For working, clothes of such colour as will not show the dust are best.

The thickness of the clothes for summer wearing may be very much the same as would suit in England during hot summer weather; they should be waterproofed before being made up.

Indiarubber coats, although very useful in winter, are ruined in hot weather, and stick together and tear, so as to be useless.

Good English boots are not to be had, and are therefore very useful.

As to food he says:—

Be careful about eating and drinking, especially when newly landed, and avoid as much as possible unnecessary exposure to the sun.

Fruit should not be taken in quantities at first. Peaches are said to be the best and most wholesome.

I may add from my own experience that where it is intended to frequent the campo a pair of good riding boots are very necessary, and a rough pea jacket would be a very good companion in winter. In town cloth cloaks are much worn, and in the campo chiefly ponchos.

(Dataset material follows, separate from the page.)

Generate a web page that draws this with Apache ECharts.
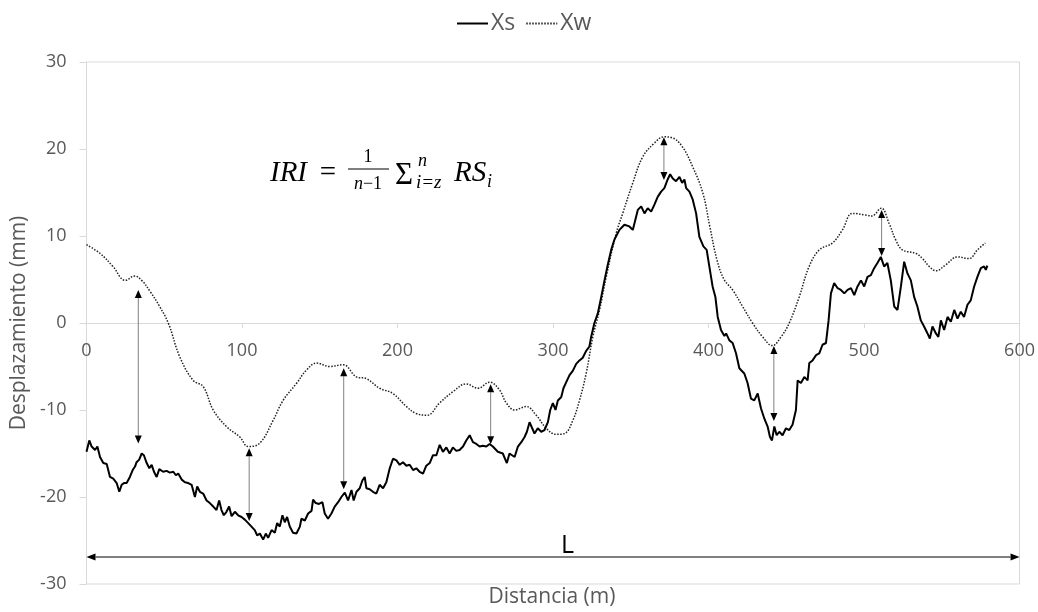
<!DOCTYPE html>
<html>
<head>
<meta charset="utf-8">
<script src="https://cdn.jsdelivr.net/npm/echarts@6/dist/echarts.min.js"></script>
<style>
html,body{margin:0;padding:0;background:#fff;}
#chart{width:1038px;height:612px;}
</style>
</head>
<body>
<div id="chart"></div>
<script>
// ---- data ----
const xTicks = [0, 100, 200, 300, 400, 500, 600];
const yTicks = [-30, -20, -10, 0, 10, 20, 30];

const xsDist = [0,1.8,3.3,5.5,7,8.7,10.8,13,15.1,17.2,19.4,21.1,22.6,24.1,25.8,27.9,29.7,31.2,32.2,33.9,35.5,36.9,38.7,40.4,41.9,43.4,45.1,46.8,49.3,51.5,53.6,55.8,57.5,59,61.2,63.3,65.4,67.6,69.7,71.2,72.9,75,77.2,79.3,81.5,83.6,85.3,86.8,88.3,90,91.7,93.3,95.4,97.5,99.7,101.8,104,106.1,108.2,109.7,111.5,113.6,115.3,116.8,119,121.1,122.6,124.3,126,127.5,129,130.7,132.8,135,137.2,138.2,140.4,142.5,144.7,145.7,147.4,149.5,151.7,153.2,155.3,157.5,159.6,161.8,163.9,166.1,168.2,170.4,171.8,173.6,175.7,177.4,178.9,180,182.1,184.2,186.4,188.5,190.7,192.8,195,197.1,199.3,201.4,203.5,205.7,207.8,210,212.1,214.2,216.4,218.5,220.7,222.8,225,227.1,229.2,231.4,233.5,235.6,237.8,239.9,242.1,244.2,246.4,248.5,250.7,252.8,254.9,257.1,259.2,261.3,264.5,267.7,270.3,272,275.3,277.4,279.6,281.7,283.2,284.9,286.6,288.1,290.2,292.4,294.5,296.7,298.2,299.9,301.6,303.1,305.3,306.7,308.5,310.6,312.7,314.9,317,319.1,321.3,323.4,324.5,326.6,328.8,331,333.1,335.2,337.4,339.5,342.7,345.9,349.1,351.3,354.5,356.7,358.8,360.9,363.1,365.2,367.3,369.5,371.6,373.7,375.3,377,379.1,381.3,383,384.5,385.6,387.7,389.8,392,394.1,396.7,398.8,400.5,402.6,404.4,405.9,408,410.2,411.3,413.4,415.5,417.7,419.8,423,425.1,427.3,429.4,431.6,433.7,435.9,438,439.5,440.8,442.3,443.8,445.5,447.6,449.8,451.9,454,456.2,457.3,459.4,461.6,463.7,464.8,466.9,469.1,471.2,473.3,475.5,477.2,478.7,480.8,483,485.1,487.3,489.4,491.6,493.7,495.8,498,500.1,502.2,504.4,506.5,508.6,510.8,512.9,515,517.2,519.4,521.5,523.7,525.8,527.9,530.1,532.2,534.3,536.5,538.6,540.8,542.3,544,546.2,547.8,549.4,551.5,553.7,555.8,558,560.1,562.2,564.3,566.5,568.6,570.8,572.9,575.1,577.2,578.3,579.3];
const xsDisp = [-14.8,-13.5,-14.2,-14.6,-14.2,-15.4,-16.1,-16.2,-17.7,-17.9,-18.4,-19.4,-18.6,-18.4,-18.4,-17.7,-16.9,-16.5,-16.0,-15.7,-15.0,-15.2,-16.1,-16.7,-16.3,-17.1,-17.7,-16.8,-17.1,-17.0,-17.2,-17.1,-17.5,-17.3,-18.0,-18.3,-18.4,-18.6,-20.0,-18.8,-19.4,-19.6,-20.4,-20.7,-21.1,-21.5,-20.4,-21.5,-22.1,-21.7,-21.1,-22.2,-21.7,-22.1,-22.3,-22.6,-23.0,-23.4,-23.8,-24.4,-24.2,-24.9,-24.2,-24.7,-23.8,-24.1,-23.0,-23.4,-22.1,-22.9,-22.3,-23.4,-24.1,-24.2,-23.4,-22.5,-22.7,-21.9,-21.6,-20.3,-20.7,-20.8,-20.6,-21.9,-22.5,-21.9,-21.1,-20.6,-20.0,-19.5,-20.4,-19.2,-20.4,-19.4,-19.0,-18.1,-17.7,-19.0,-19.1,-19.4,-19.6,-18.6,-19.0,-18.3,-16.7,-15.6,-15.8,-16.3,-16.0,-16.4,-16.3,-16.9,-16.7,-17.1,-17.3,-16.4,-16.1,-15.2,-15.2,-14.0,-14.8,-14.3,-15.0,-14.3,-14.7,-14.6,-14.2,-13.5,-12.9,-13.7,-13.9,-14.2,-14.1,-14.2,-13.9,-14.2,-14.8,-15.0,-16.1,-15.0,-15.4,-14.2,-13.7,-13.1,-12.5,-11.4,-12.1,-12.7,-12.1,-12.5,-12.3,-11.4,-10.0,-9.2,-10.0,-8.9,-8.5,-7.5,-6.8,-6.0,-5.5,-4.7,-4.3,-4.0,-3.2,-2.7,-1.6,0,1.1,3.0,4.9,6.7,8.4,9.6,10.7,11.3,11.1,10.7,13.0,13.4,12.6,13.2,12.8,13.6,14.5,15.1,15.5,16.5,17.1,16.6,16.3,16.8,16.1,16.5,15.5,15.1,14.2,12.6,9.9,8.8,8.4,6.5,4.2,3.0,0.7,-0.8,-1.5,-1.2,-2.0,-2.3,-3.5,-5.2,-5.8,-6.9,-8.7,-8.9,-8.1,-9.8,-11.0,-11.9,-13.1,-13.5,-11.9,-12.9,-12.5,-12.9,-12.1,-12.3,-11.7,-10.0,-6.6,-6.9,-6.2,-6.6,-4.6,-4.3,-3.7,-3.5,-2.5,-2.3,0.3,3.4,4.6,4.0,3.8,3.4,3.8,4.0,3.2,4.2,4.9,4.2,5.3,5.5,6.3,6.9,7.6,6.5,6.9,4.9,1.9,1.5,4.2,7.05,5.7,4.9,3.0,1.9,0.3,-0.4,-1.2,-1.8,-0.4,-1.2,-1.6,0.3,-0.8,0.7,0.15,1.5,0.5,1.3,0.7,2.1,2.6,4.2,5.3,6.3,6.5,6.1,6.6];

const xwDist = [0,8.7,17,25,31,35.5,41,47,52.6,60,68.6,75,81.5,90,98.6,104,111.5,120,126.4,135,141.5,147.9,156.4,165,173.6,180,188.5,197,205.7,212,219,227,235.6,244.2,251.7,259.2,265.6,270,275.3,282.8,289.2,295.6,302,307.4,312.7,317,321.3,325.6,329.9,334.2,340.6,344.8,351.3,357.7,365.3,371.3,376.4,383,389.7,396.4,400.8,405.5,410,415.5,421.9,428.3,434.8,441,446.6,451.9,458.3,464.7,471.2,479.7,486.1,492.6,501.2,505,511,516.2,520.5,524.7,533.3,537.6,541.9,546.2,552.6,560,567.5,572.9,578];
const xwDisp = [9.0,8.0,6.5,4.9,5.4,4.9,3.6,1.9,0,-3.9,-6.6,-7.3,-10,-11.9,-13.1,-14.2,-13.8,-11.2,-8.9,-6.95,-5.4,-4.6,-5.0,-4.8,-6.2,-6.4,-7.5,-8.1,-9.6,-10.4,-10.6,-9.2,-7.9,-7.0,-7.5,-6.8,-7.7,-9.2,-10.0,-9.6,-10.6,-12.1,-12.8,-12.7,-11.2,-8.9,-5.8,-1.6,1.5,5.3,10.3,12.6,16.1,19.1,20.7,21.4,21.3,20.3,18.0,14.9,11.1,7.2,5.0,3.8,1.9,0,-1.6,-2.6,-1.6,0,3.0,6.5,8.4,9.2,10.7,12.6,12.4,12.3,13.2,11.4,9.5,8.4,8.0,7.4,6.5,6.0,6.7,7.6,7.4,8.4,9.2];

// double-headed vertical arrows: distance, upper value, lower value
const arrowDist  = [33.3, 104.6, 165.4, 259.9, 371.3, 442, 511.3];
const arrowUpper = [3.8, -14.4, -5.2, -7.05, 21.35, -2.65, 13.0];
const arrowLower = [-13.85, -22.75, -19.1, -13.95, 16.45, -11.25, 7.7];

// span arrow "L"
const spanFrom = [0];
const spanTo = [600];
const spanLevel = [-26.9];
const spanLabel = ['L'];
const spanLabelPos = [309.3, -25.6];

const TXT = '#595959';
const FONT = 'Open Sans';

const chart = echarts.init(document.getElementById('chart'), null, {renderer: 'canvas'});

const xsData = xsDist.map((d, i) => [d, xsDisp[i]]);
const xwData = xwDist.map((d, i) => [d, xwDisp[i]]);
const arrowData = arrowDist.map((d, i) => [d, arrowUpper[i], arrowLower[i]]);
const spanData = spanFrom.map((d, i) => [d, spanTo[i], spanLevel[i]]);

function renderVArrow(params, api) {
  const x = api.value(0);
  const p1 = api.coord([x, api.value(1)]);
  const p2 = api.coord([x, api.value(2)]);
  const h = 8, w = 3.5;
  return {
    type: 'group',
    children: [
      {type: 'line', shape: {x1: p1[0], y1: p1[1] + h, x2: p2[0], y2: p2[1] - h}, style: {stroke: '#808080', lineWidth: 1}},
      {type: 'polygon', shape: {points: [[p1[0], p1[1]], [p1[0] - w, p1[1] + h], [p1[0] + w, p1[1] + h]]}, style: {fill: '#000'}},
      {type: 'polygon', shape: {points: [[p2[0], p2[1]], [p2[0] - w, p2[1] - h], [p2[0] + w, p2[1] - h]]}, style: {fill: '#000'}}
    ]
  };
}

function renderSpan(params, api) {
  const a = api.coord([api.value(0), api.value(2)]);
  const b = api.coord([api.value(1), api.value(2)]);
  const lp = api.coord(spanLabelPos);
  const h = 9, w = 3.5;
  return {
    type: 'group',
    children: [
      {type: 'line', shape: {x1: a[0] + h, y1: a[1], x2: b[0] - h, y2: b[1]}, style: {stroke: '#000', lineWidth: 1}},
      {type: 'polygon', shape: {points: [[a[0], a[1]], [a[0] + h, a[1] - w], [a[0] + h, a[1] + w]]}, style: {fill: '#000'}},
      {type: 'polygon', shape: {points: [[b[0], b[1]], [b[0] - h, b[1] - w], [b[0] - h, b[1] + w]]}, style: {fill: '#000'}},
      {type: 'text', x: lp[0], y: lp[1], style: {text: spanLabel[params.dataIndex], fill: '#000', font: '25px "Open Sans"', align: 'center', verticalAlign: 'middle'}}
    ]
  };
}

const serif = '"Liberation Serif"';
const GRID_TOP = 62, GRID_BOTTOM = 28, H = 612;
const zeroOffset = -((H - GRID_BOTTOM) - (GRID_TOP + (H - GRID_BOTTOM - GRID_TOP) * (yTicks[yTicks.length - 1] / (yTicks[yTicks.length - 1] - yTicks[0]))));

const option = {
  backgroundColor: '#fff',
  animation: false,
  textStyle: {fontFamily: FONT},
  legend: {
    data: ['Xs', 'Xw'],
    left: 451,
    top: 7,
    itemWidth: 31,
    itemHeight: 4,
    itemGap: 10,
    itemStyle: {opacity: 0},
    textStyle: {color: TXT, fontSize: 23, fontFamily: FONT, padding: [0, 0, 0, -2]}
  },
  grid: {left: 86.5, right: 17.5, top: GRID_TOP, bottom: GRID_BOTTOM, show: true, borderColor: '#d9d9d9', borderWidth: 1},
  xAxis: {
    type: 'value', min: xTicks[0], max: xTicks[xTicks.length - 1], interval: 100,
    position: 'bottom', offset: zeroOffset,
    axisLine: {onZero: false, lineStyle: {color: '#d9d9d9', width: 1}},
    axisTick: {show: true, length: 5, lineStyle: {color: '#d9d9d9'}},
    axisLabel: {color: TXT, fontSize: 18, margin: 19, fontFamily: FONT},
    splitLine: {show: false}
  },
  yAxis: {
    type: 'value', min: yTicks[0], max: yTicks[yTicks.length - 1], interval: 10,
    name: 'Desplazamiento (mm)', nameLocation: 'middle', nameGap: 55,
    nameTextStyle: {color: TXT, fontSize: 21, fontFamily: FONT},
    axisLine: {show: true, onZero: false, lineStyle: {color: '#d9d9d9', width: 1}},
    axisTick: {show: true, length: 7, lineStyle: {color: '#d9d9d9'}},
    axisLabel: {color: TXT, fontSize: 18, margin: 20, fontFamily: FONT},
    splitLine: {show: false}
  },
  series: [
    {
      name: 'Xs', type: 'line', data: xsData, showSymbol: false, symbol: 'none',
      lineStyle: {color: '#000', width: 2}, itemStyle: {color: '#000'}, z: 3
    },
    {
      name: 'Xw', type: 'line', data: xwData, showSymbol: false, symbol: 'none', smooth: 0.4,
      lineStyle: {color: '#222', width: 1.5, type: [1.5, 1.5]}, itemStyle: {color: '#222'}, z: 2
    },
    {
      name: 'arrows', type: 'custom', data: arrowData, renderItem: renderVArrow,
      encode: {x: 0, y: [1, 2]}, silent: true, z: 4
    },
    {
      name: 'span', type: 'custom', data: spanData, renderItem: renderSpan,
      encode: {x: [0, 1], y: 2}, silent: true, z: 4
    }
  ],
  graphic: [
    {type: 'text', x: 552, y: 597, style: {text: 'Distancia (m)', fill: TXT, font: '21px "Open Sans"', align: 'center', verticalAlign: 'middle'}},
    {type: 'text', x: 270, y: 173, style: {text: 'IRI', fill: '#000', font: 'italic 29px ' + serif, verticalAlign: 'middle'}},
    {type: 'text', x: 328, y: 173, style: {text: '=', fill: '#000', font: '29px ' + serif, align: 'center', verticalAlign: 'middle'}},
    {type: 'text', x: 368, y: 157, style: {text: '1', fill: '#000', font: '18px ' + serif, align: 'center', verticalAlign: 'middle'}},
    {type: 'line', shape: {x1: 348, y1: 169, x2: 389, y2: 169}, style: {stroke: '#000', lineWidth: 1.2}},
    {type: 'text', x: 368, y: 184, style: {text: '{i|n}−1', fill: '#000', font: '18px ' + serif, align: 'center', verticalAlign: 'middle', rich: {i: {font: 'italic 18px ' + serif, fill: '#000'}}}},
    {type: 'text', x: 404, y: 176, style: {text: 'Σ', fill: '#000', font: '31px ' + serif, align: 'center', verticalAlign: 'middle'}},
    {type: 'text', x: 418, y: 161, style: {text: 'n', fill: '#000', font: 'italic 18px ' + serif, verticalAlign: 'middle'}},
    {type: 'text', x: 416, y: 183, style: {text: 'i=z', fill: '#000', font: 'italic 19px ' + serif, verticalAlign: 'middle'}},
    {type: 'text', x: 454, y: 173, style: {text: 'RS', fill: '#000', font: 'italic 29px ' + serif, verticalAlign: 'middle'}},
    {type: 'text', x: 487, y: 182, style: {text: 'i', fill: '#000', font: 'italic 18px ' + serif, verticalAlign: 'middle'}}
  ]
};
chart.setOption(option);
</script>
</body>
</html>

The boundless tracts of open country are in a great measure occupied by sheep and cattle, and do not require much of the labour of man; but sheep farming having been carried to a large extent, the price of wool has much depreciated, and sheep can be bought very cheap. In consequence, agriculture is now much more attended to and will require labour. Good wheat can be grown in most of the Argentine Provinces, and now forms a staple commodity, which may be increased to almost any extent where railways afford the means of easy transport, and so soon as there are sufficient labourers to cultivate the soil. Indeed, there is no reason why wheat, as well as Indian corn, should not be largely exported, and I believe this will be the case in a very few years. Wheat crops are liable to injury from drought, but the price obtained for the product is a very remunerative one, and it is not subject to losses by depreciation as frequently occurs with sheep and cattle.